Look through the data below and say how many of its lines contain "chart", adding nothing else.

-- Supplied data start --

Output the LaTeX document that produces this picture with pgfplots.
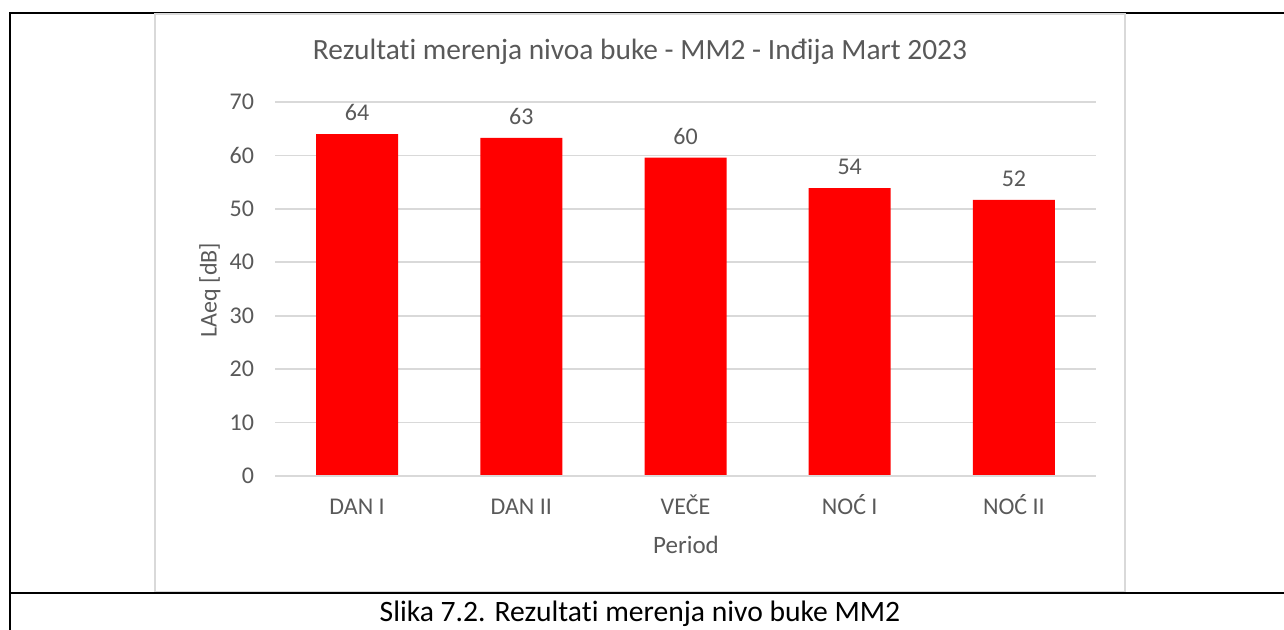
\documentclass[border=0pt]{standalone}
\usepackage{pgfplots}
\pgfplotsset{compat=1.18}
\usepackage{fontspec}
\setmainfont{Carlito}[Ligatures={NoCommon,NoContextual}, Contextuals=NoAlternate]
\definecolor{txtgray}{HTML}{595959}
\definecolor{gridgray}{HTML}{D9D9D9}

\begin{document}
\begin{tikzpicture}
\useasboundingbox (0,0) rectangle (642pt,315pt);
% outer table frame
\draw[black, line width=1.1pt] (5pt,0) -- (5pt,308.5pt) -- (642pt,308.5pt);
\draw[black, line width=1.1pt] (5pt,18.5pt) -- (642pt,18.5pt);
% chart box
\draw[gridgray, line width=0.8pt] (77.5pt,19.2pt) rectangle (562.5pt,308pt);

\begin{axis}[
  at={(137.5pt,77pt)}, anchor=south west,
  scale only axis,
  width=410.5pt, height=187pt,
  ymin=0, ymax=70,
  xmin=-0.5, xmax=4.5,
  ytick={0,10,...,70},
  xtick=data,
  xticklabels={DAN I, DAN II, VEČE, NOĆ I, NOĆ II},
  axis line style={draw=none},
  axis x line*=bottom,
  ymajorgrids,
  grid style={gridgray, line width=0.8pt},
  major tick length=0pt,
  tick label style={font=\fontsize{12}{14}\selectfont, text=txtgray},
  yticklabel style={xshift=-7pt},
  xticklabel style={anchor=base, yshift=-19.5pt},
  /pgf/number format/assume math mode=true,
  ybar, bar width=41pt,
  nodes near coords,
  nodes near coords style={font=\fontsize{12}{14}\selectfont, text=txtgray,
    /pgf/number format/fixed, /pgf/number format/precision=0,
    /pgf/number format/assume math mode=true, yshift=3pt},
  clip=false,
]
  \addplot[fill=red, draw=none] coordinates {(0,64.0) (1,63.3) (2,59.6) (3,53.9) (4,51.7)};
  \draw[gridgray, line width=0.8pt] (axis cs:-0.5,0) -- (axis cs:4.5,0);
\end{axis}

\node[text=txtgray, font=\fontsize{14.7}{17}\selectfont] at (320pt,289pt) {Rezultati merenja nivoa buke - MM2 - Inđija Mart 2023};
\node[text=txtgray, font=\fontsize{12.5}{14}\selectfont] at (343pt,42.5pt) {Period};
\node[text=txtgray, font=\fontsize{12}{14}\selectfont, rotate=90] at (105pt,170pt) {LAeq [dB]};
\node[text=black, font=\fontsize{14.8}{17}\selectfont] at (320pt,8pt) {Slika 7.2. Rezultati merenja nivo buke MM2};
\end{tikzpicture}
\end{document}
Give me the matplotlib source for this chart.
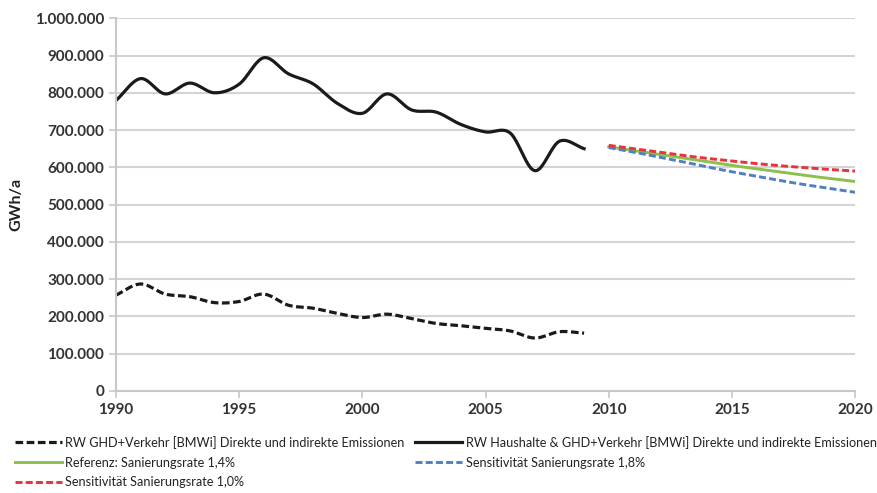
import numpy as np
import matplotlib
matplotlib.use("Agg")
import matplotlib.pyplot as plt
from matplotlib.ticker import FuncFormatter, MultipleLocator

# values (GWh/a)
years_hist = list(range(1990, 2010))
haushalte_ghd = [779000, 838000, 797000, 826000, 800000, 823000, 894000, 851000, 824000, 771000,
                 745000, 797000, 754000, 748000, 715000, 695000, 692000, 591000, 670000, 650000]
ghd_verkehr = [257000, 287000, 260000, 253000, 237000, 240000, 260000, 230000, 222000, 208000,
               197000, 206000, 194000, 181000, 175000, 168000, 161000, 142000, 159000, 155000]

years_proj = list(range(2010, 2021))
referenz = [655000, 645000, 635000, 625000, 615000, 605000, 596000, 587000, 578000, 570000, 562000]
sens_18 = [653000, 641000, 628000, 615000, 601000, 588000, 576000, 564000, 553000, 543000, 533000]
sens_10 = [659000, 650000, 641000, 632000, 624000, 617000, 610000, 604000, 599000, 594000, 590000]

labels = ["RW GHD+Verkehr [BMWi] Direkte und indirekte Emissionen",
          "RW Haushalte & GHD+Verkehr [BMWi] Direkte und indirekte Emissionen",
          "Referenz: Sanierungsrate 1,4%",
          "Sensitivität Sanierungsrate 1,8%",
          "Sensitivität Sanierungsrate 1,0%"]


def smooth(x, y, n=20):
    # Catmull-Rom like the "smoothed line" option in the spreadsheet tool
    x = np.asarray(x, float)
    y = np.asarray(y, float)
    px = np.concatenate([[2 * x[0] - x[1]], x, [2 * x[-1] - x[-2]]])
    py = np.concatenate([[2 * y[0] - y[1]], y, [2 * y[-1] - y[-2]]])
    xs, ys = [], []
    t = np.linspace(0, 1, n, endpoint=False)
    for i in range(1, len(px) - 2):
        for arr, out in ((px, xs), (py, ys)):
            p0, p1, p2, p3 = arr[i - 1], arr[i], arr[i + 1], arr[i + 2]
            out.extend(0.5 * (2 * p1 + (-p0 + p2) * t + (2 * p0 - 5 * p1 + 4 * p2 - p3) * t ** 2
                              + (-p0 + 3 * p1 - 3 * p2 + p3) * t ** 3))
    xs.append(x[-1])
    ys.append(y[-1])
    return np.array(xs), np.array(ys)


fig = plt.figure(figsize=(8.78, 4.93), dpi=100)
ax = fig.add_axes([0.132, 0.207, 0.842, 0.756])

grid_c = "#d4d4d4"
ax.yaxis.grid(True, color=grid_c, linewidth=1.5)
ax.set_axisbelow(True)

dash = (0, (2.4, 1.1))
h_dash, = ax.plot(*smooth(years_hist, ghd_verkehr), color="#1a1a1a", lw=2.3, ls=dash)
h_solid, = ax.plot(*smooth(years_hist, haushalte_ghd), color="#1a1a1a", lw=2.3)
h_green, = ax.plot(*smooth(years_proj, referenz), color="#8cc04c", lw=2.1)
h_blue, = ax.plot(*smooth(years_proj, sens_18), color="#4f7fc4", lw=2.1, ls=dash)
h_red, = ax.plot(*smooth(years_proj, sens_10), color="#e8323c", lw=2.1, ls=dash)

ax.set_xlim(1990, 2020)
ax.set_ylim(0, 1000000)
ax.xaxis.set_major_locator(MultipleLocator(5))
ax.yaxis.set_major_locator(MultipleLocator(100000))
ax.yaxis.set_major_formatter(FuncFormatter(lambda v, p: f"{int(v):,}".replace(",", ".")))

for s in ["top", "right"]:
    ax.spines[s].set_visible(False)
for s in ["left", "bottom"]:
    ax.spines[s].set_color("#c8c8c8")
    ax.spines[s].set_linewidth(1.5)
ax.tick_params(axis="both", color="#c8c8c8", width=1.2, length=5, labelsize=11,
               labelcolor="#333333")
for lab in ax.get_xticklabels() + ax.get_yticklabels():
    lab.set_fontfamily("Lato")
    lab.set_fontweight("bold")

ax.set_ylabel("GWh/a", fontsize=11.5, fontweight="bold", fontfamily="Lato",
              color="#222222", labelpad=8)

leg = fig.legend([h_dash, h_green, h_red, h_solid, h_blue],
                 [labels[0], labels[2], labels[4], labels[1], labels[3]],
                 ncol=2, loc="upper left", bbox_to_anchor=(0.017, 0.116), frameon=False,
                 prop={"family": "Lato", "size": 9.1}, handlelength=3.7, handletextpad=0.3,
                 columnspacing=0.8, labelspacing=0.62, borderaxespad=0, borderpad=0)
for t in leg.get_texts():
    t.set_color("#222222")

fig.savefig("out.png", dpi=100)
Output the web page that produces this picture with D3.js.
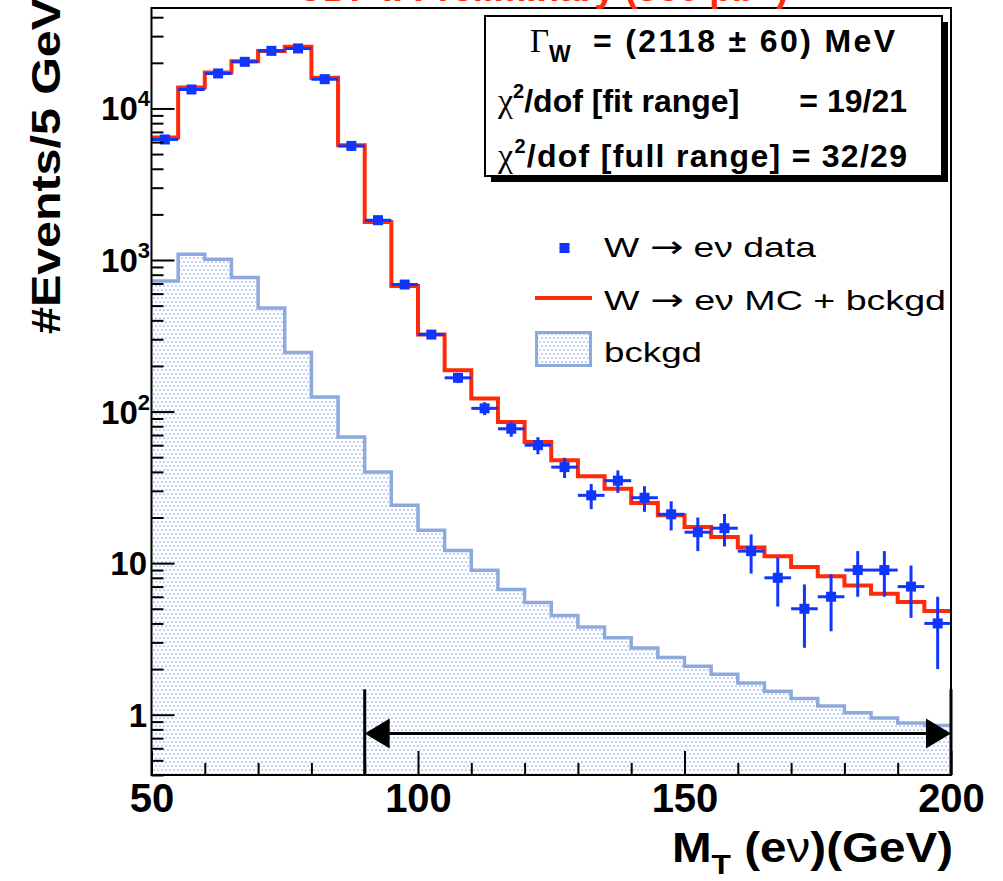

-- Supplied data end --

◆ Exercise solution: 2